### REQUIREMENTS
Give an exact transcription of every line, dropping the images.

### SOURCE DATA

— Start —

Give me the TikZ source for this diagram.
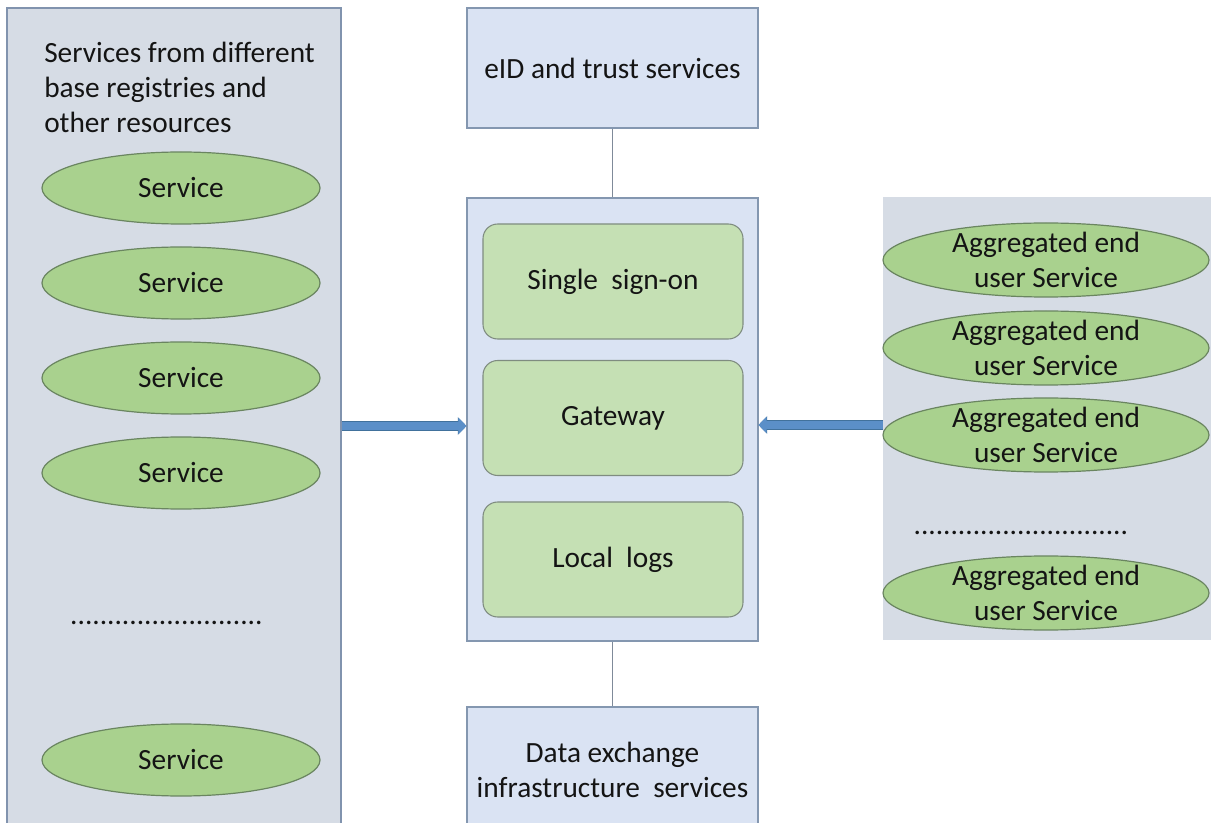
\documentclass[tikz,border=0pt]{standalone}
\usepackage{fontspec}
\setmainfont{Carlito}
\usetikzlibrary{shapes.geometric,arrows.meta}

\definecolor{panelfill}{HTML}{D6DCE5}
\definecolor{panelline}{HTML}{8193AE}
\definecolor{boxfill}{HTML}{DAE3F3}
\definecolor{boxline}{HTML}{8497B0}
\definecolor{innerfill}{HTML}{C5E0B4}
\definecolor{innerline}{HTML}{7F8C80}
\definecolor{ovalfill}{HTML}{A9D18E}
\definecolor{ovalline}{HTML}{6A8560}
\definecolor{linkgray}{HTML}{7F8A99}
\definecolor{flowblue}{HTML}{5B8FC8}
\definecolor{flowedge}{HTML}{41719C}
\definecolor{txt}{HTML}{141414}

\begin{document}
\begin{tikzpicture}[x=0.75pt,y=-0.75pt,
  every node/.style={font=\fontsize{22}{26.25}\selectfont, text=txt},
  panel/.style={rectangle, draw=panelline, fill=panelfill, line width=0.8pt, inner sep=0pt},
  sidepanel/.style={rectangle, fill=panelfill, inner sep=0pt},
  svc/.style={ellipse, draw=ovalline, fill=ovalfill, line width=0.9pt,
    minimum width=208.5pt, minimum height=54pt, inner sep=0pt},
  agg/.style={ellipse, draw=ovalline, fill=ovalfill, line width=0.9pt,
    minimum width=244.5pt, minimum height=55.5pt, inner sep=0pt},
  infobox/.style={rectangle, draw=boxline, fill=boxfill, line width=0.8pt,
    minimum width=218.25pt, align=center, inner sep=0pt},
  module/.style={rectangle, rounded corners=11pt, draw=innerline, fill=innerfill,
    line width=0.8pt, minimum width=195pt, minimum height=86.25pt, inner sep=0pt},
  link/.style={draw=linkgray, line width=0.8pt},
  flow/.style={draw=flowblue, line width=6pt,
    -{Triangle[length=6pt,width=12pt,fill=flowblue]},
    preaction={draw=flowedge, line width=7pt, -{Triangle[length=6.5pt,width=13pt,fill=flowedge]}}},
  dotrow/.style={inner sep=0pt}
]
\clip (0,0) rectangle (1211,823);
\fill[white] (0,0) rectangle (1211,823);

% left column: base registry services
\node[panel, minimum width=250.5pt, minimum height=624pt] (lp) at (174,424) {};
\node[anchor=west, align=left, inner sep=0pt] (lphead) at (44,87)
  {Services from different\\base registries and\\other resources};
\node[svc] (s1) at (181,188) {Service};
\node[svc] (s2) at (181,283) {Service};
\node[svc] (s3) at (181,378) {Service};
\node[svc] (s4) at (181,473) {Service};
\node[dotrow] (ldots) at (166.5,623) {..........................};
\node[svc] (s5) at (181,760) {Service};

% centre column
\node[infobox, minimum height=90pt] (eid) at (612.5,68) {eID and trust services};
\node[infobox, minimum height=332.25pt] (cb) at (612.5,419.5) {};
\node[module] (sso) at (613,281.5) {Single\ \ sign-on};
\node[module] (gw) at (613,418) {Gateway};
\node[module] (logs) at (613,559.5) {Local\ \ logs};
\node[infobox, minimum height=93.75pt] (dx) at (612.5,769.5)
  {Data exchange\\infrastructure\ \ services};

\draw[link] (eid.south) -- (cb.north);
\draw[link] (cb.south) -- (dx.north);

% right column: aggregated end user services
\node[sidepanel, minimum width=252.75pt, minimum height=332.25pt] (rp) at (1051.5,418.5) {};
\node[agg, label={[align=center]center:Aggregated end\\user Service}] (a1) at (1046,260) {};
\node[agg, label={[align=center]center:Aggregated end\\user Service}] (a2) at (1046,348) {};
\node[agg, label={[align=center]center:Aggregated end\\user Service}] (a3) at (1046,435) {};
\node[dotrow] (rdots) at (1021,533) {.............................};
\node[agg, label={[align=center]center:Aggregated end\\user Service}] (a4) at (1046,593) {};

% data flows into the gateway
\coordinate (lrow) at (0,426);
\coordinate (rrow) at (0,425);
\draw[flow] (lp.east |- lrow) -- (cb.west |- lrow);
\draw[flow] (rp.west |- rrow) -- (cb.east |- rrow);
\end{tikzpicture}
\end{document}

— End —

### WRITTEN SOLUTION
Give me the TikZ source for this diagram.
\documentclass[tikz,border=0pt]{standalone}
\usepackage{fontspec}
\setmainfont{Carlito}
\usetikzlibrary{shapes.geometric,arrows.meta}

\definecolor{panelfill}{HTML}{D6DCE5}
\definecolor{panelline}{HTML}{8193AE}
\definecolor{boxfill}{HTML}{DAE3F3}
\definecolor{boxline}{HTML}{8497B0}
\definecolor{innerfill}{HTML}{C5E0B4}
\definecolor{innerline}{HTML}{7F8C80}
\definecolor{ovalfill}{HTML}{A9D18E}
\definecolor{ovalline}{HTML}{6A8560}
\definecolor{linkgray}{HTML}{7F8A99}
\definecolor{flowblue}{HTML}{5B8FC8}
\definecolor{flowedge}{HTML}{41719C}
\definecolor{txt}{HTML}{141414}

\begin{document}
\begin{tikzpicture}[x=0.75pt,y=-0.75pt,
  every node/.style={font=\fontsize{22}{26.25}\selectfont, text=txt},
  panel/.style={rectangle, draw=panelline, fill=panelfill, line width=0.8pt, inner sep=0pt},
  sidepanel/.style={rectangle, fill=panelfill, inner sep=0pt},
  svc/.style={ellipse, draw=ovalline, fill=ovalfill, line width=0.9pt,
    minimum width=208.5pt, minimum height=54pt, inner sep=0pt},
  agg/.style={ellipse, draw=ovalline, fill=ovalfill, line width=0.9pt,
    minimum width=244.5pt, minimum height=55.5pt, inner sep=0pt},
  infobox/.style={rectangle, draw=boxline, fill=boxfill, line width=0.8pt,
    minimum width=218.25pt, align=center, inner sep=0pt},
  module/.style={rectangle, rounded corners=11pt, draw=innerline, fill=innerfill,
    line width=0.8pt, minimum width=195pt, minimum height=86.25pt, inner sep=0pt},
  link/.style={draw=linkgray, line width=0.8pt},
  flow/.style={draw=flowblue, line width=6pt,
    -{Triangle[length=6pt,width=12pt,fill=flowblue]},
    preaction={draw=flowedge, line width=7pt, -{Triangle[length=6.5pt,width=13pt,fill=flowedge]}}},
  dotrow/.style={inner sep=0pt}
]
\clip (0,0) rectangle (1211,823);
\fill[white] (0,0) rectangle (1211,823);

% left column: base registry services
\node[panel, minimum width=250.5pt, minimum height=624pt] (lp) at (174,424) {};
\node[anchor=west, align=left, inner sep=0pt] (lphead) at (44,87)
  {Services from different\\base registries and\\other resources};
\node[svc] (s1) at (181,188) {Service};
\node[svc] (s2) at (181,283) {Service};
\node[svc] (s3) at (181,378) {Service};
\node[svc] (s4) at (181,473) {Service};
\node[dotrow] (ldots) at (166.5,623) {..........................};
\node[svc] (s5) at (181,760) {Service};

% centre column
\node[infobox, minimum height=90pt] (eid) at (612.5,68) {eID and trust services};
\node[infobox, minimum height=332.25pt] (cb) at (612.5,419.5) {};
\node[module] (sso) at (613,281.5) {Single\ \ sign-on};
\node[module] (gw) at (613,418) {Gateway};
\node[module] (logs) at (613,559.5) {Local\ \ logs};
\node[infobox, minimum height=93.75pt] (dx) at (612.5,769.5)
  {Data exchange\\infrastructure\ \ services};

\draw[link] (eid.south) -- (cb.north);
\draw[link] (cb.south) -- (dx.north);

% right column: aggregated end user services
\node[sidepanel, minimum width=252.75pt, minimum height=332.25pt] (rp) at (1051.5,418.5) {};
\node[agg, label={[align=center]center:Aggregated end\\user Service}] (a1) at (1046,260) {};
\node[agg, label={[align=center]center:Aggregated end\\user Service}] (a2) at (1046,348) {};
\node[agg, label={[align=center]center:Aggregated end\\user Service}] (a3) at (1046,435) {};
\node[dotrow] (rdots) at (1021,533) {.............................};
\node[agg, label={[align=center]center:Aggregated end\\user Service}] (a4) at (1046,593) {};

% data flows into the gateway
\coordinate (lrow) at (0,426);
\coordinate (rrow) at (0,425);
\draw[flow] (lp.east |- lrow) -- (cb.west |- lrow);
\draw[flow] (rp.west |- rrow) -- (cb.east |- rrow);
\end{tikzpicture}
\end{document}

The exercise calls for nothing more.